Adam Green, co-founder of the Progressive Change Campaign Committee, returns to the show to talk about their support for Elizabeth Warren, and how having both Warren and Bernie Sanders in the race is a big win for progressives… Plus the rest of the news…

On today’s show, I also shared an op-ed from USA Today, penned by Jason Sattler – better known to many as @LOLGOP on Twitter. Here it is, so you can share it too….

There’s only one person who can beat Donald Trump — whoever the Democrats nominate for president in 2020.

Sen. Bernie Sanders knows this. That’s why he has announced that he’s seeking the Democratic nomination for the second time, though he remains an independent.

For many devoted Sanders supporters, “There are no other candidates.”

That’s what RoseAnn DeMoro, the head of National Nurses United, which backed Sanders in 2016, told The Washington Post last year.

Sanders has already won the battle to reground Democratic policies toward the left, even if his endorsed candidates haven’t been as successful winning over purple or red seats. His supporters also have some valid grievances about how the 2016 Democratic primary was shaped to benefit Hillary Clinton — creating an animosity that led Sanders to wait until the Democratic National Convention to endorse her. Some of his fiercest backers never ended up “with her,” preferring the “revolution” instead.

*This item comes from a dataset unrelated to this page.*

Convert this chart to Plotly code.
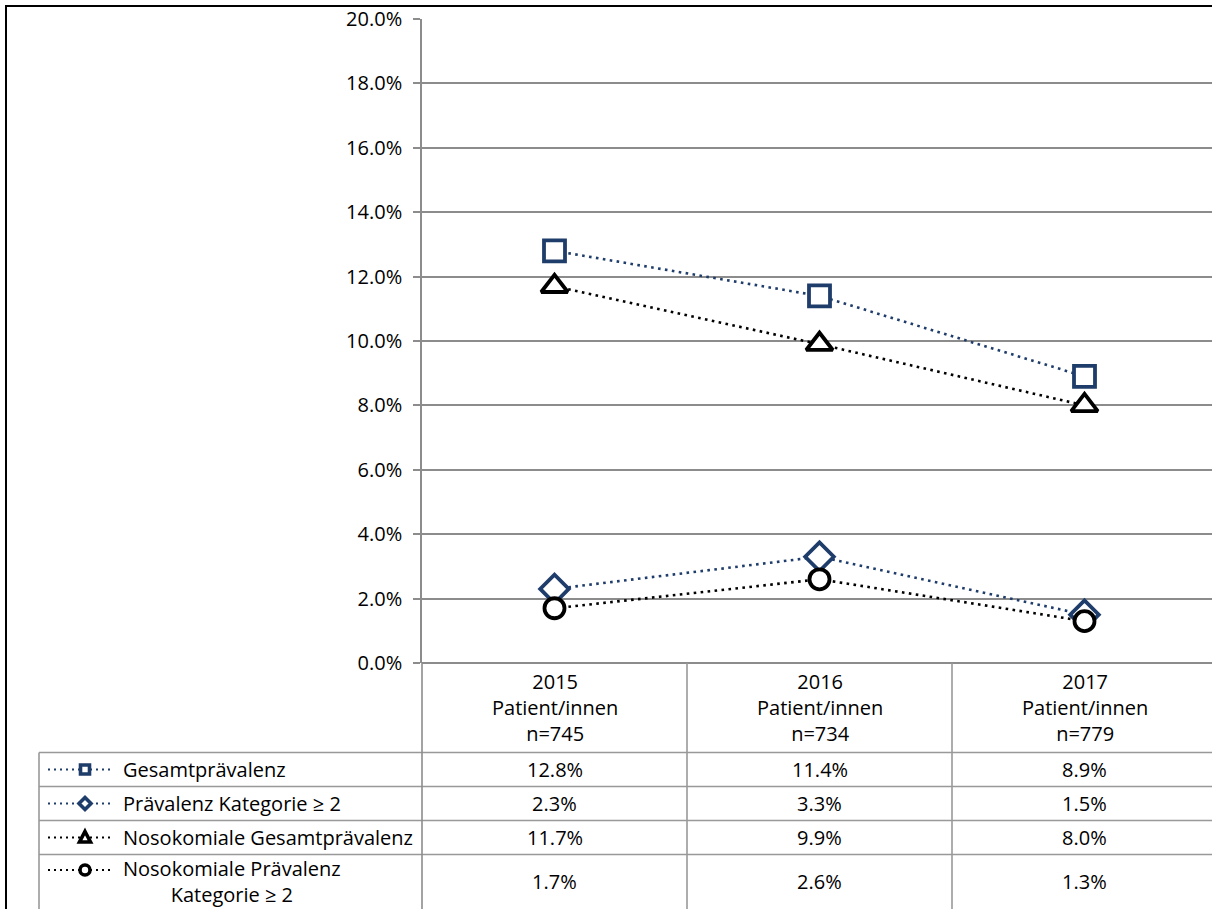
import plotly.graph_objects as go

# ---------------- data ----------------
years = ["2015", "2016", "2017"]
patients = [745, 734, 779]
series_names = [
    "Gesamtprävalenz",
    "Prävalenz Kategorie ≥ 2",
    "Nosokomiale Gesamtprävalenz",
    "Nosokomiale Prävalenz<br>Kategorie ≥ 2",
]
gesamt = [12.8, 11.4, 8.9]
kat2 = [2.3, 3.3, 1.5]
noso_gesamt = [11.7, 9.9, 8.0]
noso_kat2 = [1.7, 2.6, 1.3]
y_tick_values = [0, 2, 4, 6, 8, 10, 12, 14, 16, 18, 20]

# ---------------- layout constants ----------------
W, H = 1212, 909
L, R, T, B = 422, 0, 19, 246
PW, PH = W - L - R, H - T - B
FONT = "Open Sans"
FS = 20
NAVY = "#1F3D6B"
BLACK = "#000000"
GRID = "#8C8C8C"
TABLE = "#999999"


def px(x):
    return (x - L) / PW


def py(y):
    return (H - B - y) / PH


series = [
    (series_names[0], gesamt, "square", NAVY, 21),
    (series_names[1], kat2, "diamond", NAVY, 22),
    (series_names[2], noso_gesamt, "triangle-up", BLACK, 23),
    (series_names[3], noso_kat2, "circle", BLACK, 20),
]

# pixel-shape paths for the small keys in the data table (y axis points up)
key_paths = {
    "square": "M-4.5,-4.5 L4.5,-4.5 L4.5,4.5 L-4.5,4.5 Z",
    "diamond": "M0,-6 L6,0 L0,6 L-6,0 Z",
    "triangle-up": "M0,6 L5.5,-4.5 L-5.5,-4.5 Z",
}

fig = go.Figure()

x_idx = list(range(len(years)))
for name, vals, sym, col, size in series:
    fig.add_trace(go.Scatter(
        x=x_idx, y=vals, mode="lines+markers", name=name.replace("<br>", " "),
        line=dict(color=col, width=2.6, dash="2.6px,4.4px"),
        marker=dict(symbol=sym, size=size, color="white", line=dict(color=col, width=3.8)),
        cliponaxis=False, showlegend=False,
    ))

# data table
row_top = [752.5, 786.5, 820.5, 854.5]
row_center = [769.5, 803.5, 837.5, 882]
key_y = [769.5, 803.5, 837.5, 870]
label_y = [769.5, 803.5, 837.5, 882]
key_x = 85
for i, (name, vals, sym, col, size) in enumerate(series):
    fig.add_shape(type="line", xref="paper", yref="paper",
                  x0=px(48), x1=px(114), y0=py(key_y[i]), y1=py(key_y[i]),
                  line=dict(color=col, width=2.2, dash="2px,4px"))
    if sym == "circle":
        fig.add_shape(type="circle", xref="paper", yref="paper",
                      xsizemode="pixel", ysizemode="pixel",
                      xanchor=px(key_x), yanchor=py(key_y[i]),
                      x0=-5, x1=5, y0=-5, y1=5, fillcolor="white",
                      line=dict(color=col, width=3.6))
    else:
        fig.add_shape(type="path", xref="paper", yref="paper",
                      xsizemode="pixel", ysizemode="pixel",
                      xanchor=px(key_x), yanchor=py(key_y[i]),
                      path=key_paths[sym], fillcolor="white",
                      line=dict(color=col, width=3.6))
    fig.add_annotation(xref="paper", yref="paper", x=px(121), y=py(label_y[i]),
                       text=name, showarrow=False, xanchor="left", yanchor="middle",
                       align="center", font=dict(family=FONT, size=FS, color="black"))
    for j, v in enumerate(vals):
        fig.add_annotation(xref="x", yref="paper", x=j, y=py(row_center[i]),
                           text=f"{v:.1f}%", showarrow=False, xanchor="center",
                           yanchor="middle", font=dict(family=FONT, size=FS, color="black"))

# category header texts
for j, yr in enumerate(years):
    fig.add_annotation(xref="x", yref="paper", x=j, y=py(707.5),
                       text=f"{yr}<br>Patient/innen<br>n={patients[j]}",
                       showarrow=False, xanchor="center", yanchor="middle", align="center",
                       font=dict(family=FONT, size=FS, color="black"))

# table grid lines
for yy in row_top:
    fig.add_shape(type="line", xref="paper", yref="paper", x0=px(39), x1=1.0,
                  y0=py(yy), y1=py(yy), line=dict(color=TABLE, width=1.6))
fig.add_shape(type="line", xref="paper", yref="paper", x0=px(39), x1=px(39),
              y0=py(row_top[0]), y1=py(H), line=dict(color=TABLE, width=1.6))
fig.add_shape(type="line", xref="paper", yref="paper", x0=0, x1=0,
              y0=0, y1=py(H), line=dict(color=GRID, width=1.6))
for b in [0.5, 1.5]:
    fig.add_shape(type="line", xref="x", yref="paper", x0=b, x1=b,
                  y0=0, y1=py(H), line=dict(color=TABLE, width=1.6))

# outer chart border (top-left)
fig.add_shape(type="line", xref="paper", yref="paper", x0=px(6), x1=px(6),
              y0=py(5), y1=py(H), line=dict(color="black", width=2))
fig.add_shape(type="line", xref="paper", yref="paper", x0=px(5), x1=px(W),
              y0=py(6), y1=py(6), line=dict(color="black", width=2))

fig.update_layout(
    width=W, height=H,
    margin=dict(l=L, r=R, t=T, b=B, pad=0),
    paper_bgcolor="white", plot_bgcolor="white",
    font=dict(family=FONT, size=FS, color="black"),
    xaxis=dict(range=[-0.5, -0.5 + 3 * PW / 795], showgrid=False, zeroline=False,
               showline=False, showticklabels=False, ticks=""),
    yaxis=dict(range=[0, 20], tickvals=y_tick_values,
               ticktext=[f"{v:.1f}%" for v in y_tick_values],
               showgrid=True, gridcolor=GRID, gridwidth=1.6,
               zeroline=True, zerolinecolor=GRID, zerolinewidth=1.6,
               showline=True, linecolor=GRID, linewidth=1.6,
               ticks="outside", ticklen=7, tickwidth=1.6, tickcolor=GRID,
               ticklabelstandoff=7,
               tickfont=dict(family=FONT, size=FS, color="black")),
)

fig.write_html("out.html")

Not the ‘revolution’ Sanders backers wanted

We’ve seen the “revolution.”

Neil Gorsuch and Brett Kavanaugh on the Supreme Court. More than 14,000 kids in camps on the border, hundreds likely orphaned. Thousands left to die in Puerto Rico. More than $1 trillion in tax cuts, targeted to benefit the rich and corporations. Shameless efforts to bury climate science and reverse a decade of gains for LGTBQ Americans.

Sanders die-hards can blame this disaster on the Democratic establishment because Bernie would have won. And Clinton supporters can blame Sanders backers for demonizing the nation’s first female major-party presidential nominee and helping Trump slip through the Electoral College.

Who was right? Who knows?

We do know that the massive rot that allowed a Donald Trump to become president did not grow in one primary season.

And we do know that beef between Sanders and Clinton supporters has largely been overblown. Even after the bruising 2016 election, most Democrats and Democrat-leaners liked both candidates.

We also can guess the Trump and GOP plan for 2020, if he survives until then. It will look a lot like 2016 — suppress votes; hype up third-party candidates so Trump can win with even less than the 46.1 percent of the vote he got in 2016; and, most important, destroy the Democratic candidate, likely with the help of foreign powers and the news media, by accusing her or him of being as corrupt and compromised as Donald Trump.

Bernie Sanders is doing Democrats a favor

The last thing we want to do is help Trump, so here’s how we can make sure we don’t destroy the only candidate who can beat him:

We’re all in this together. To anyone who loves to point out that Bernie is not a Democrat, you are praising the Bern, not burning him. He could guarantee Trump’s re-election by running as an independent. He’s doing you and America a favor.

Save your fury for Trump. The lesson of the 2016 GOP primary is that in a field of more than a dozen candidates, anyone can win (so look out for the billionaires).

Favor attacks on policy over assaults on character. It’s fair to call out a candidate’s record as a prosecutor, for instance, but avoid the trap of playing up disinformation like, say, if a candidate was honest about when she listened to Snoop and Tupac.

Candidates should take it upon themselves to continually remind their supporters, and everyone, that anyone the Democrats nominate is going to be a giant compared with the current president or his doting vice president.

No candidate, not even yours, is perfect. One of the most effective attacks on Clinton was that, as first lady, she championed the 1994 crime bill that helped skyrocket incarceration. But the bizarre thing was that Sanders voted for the bill as a House member and Clinton couldn’t vote on it at all.

Remember that redistricting is the ball game

No politician is without sin. Try to take a candidate’s evolution as a good thing and not a sign of being contrived and opportunistic, even if the candidate is a woman.

Health care can be your litmus test. It’s a good thing the health care debate on the left is largely over whether we should just expand Medicare or make sure everyone has it.

Meanwhile, Republican policies have already left 7 million more Americans uninsured, Gallup has found, and the administration is backing a lawsuit that could “terminate” Obamacare and could easily win, especially if Trump gets another Supreme Court pick.

Make maximalist demands. Make sure your candidate backs the plan you want and then get that candidate nominated. If it doesn’t work, you can do something far more important, and that is to …

Remember that 2020 is a redistricting election. You will be voting during a Census year that will bring new electoral maps in 2022. If you don’t get the nominee you love, don’t despair. Vote for the Democratic nominee — the only person who can beat Trump — and then go down ballot. Help kick Republicans out of as many state legislative seats as possible so another decade won’t be gerrymandered away.

We know this for sure: Donald Trump will refuse to admit defeat. That’s why it’s our job to crush him beyond a reasonable doubt — and not crush each other.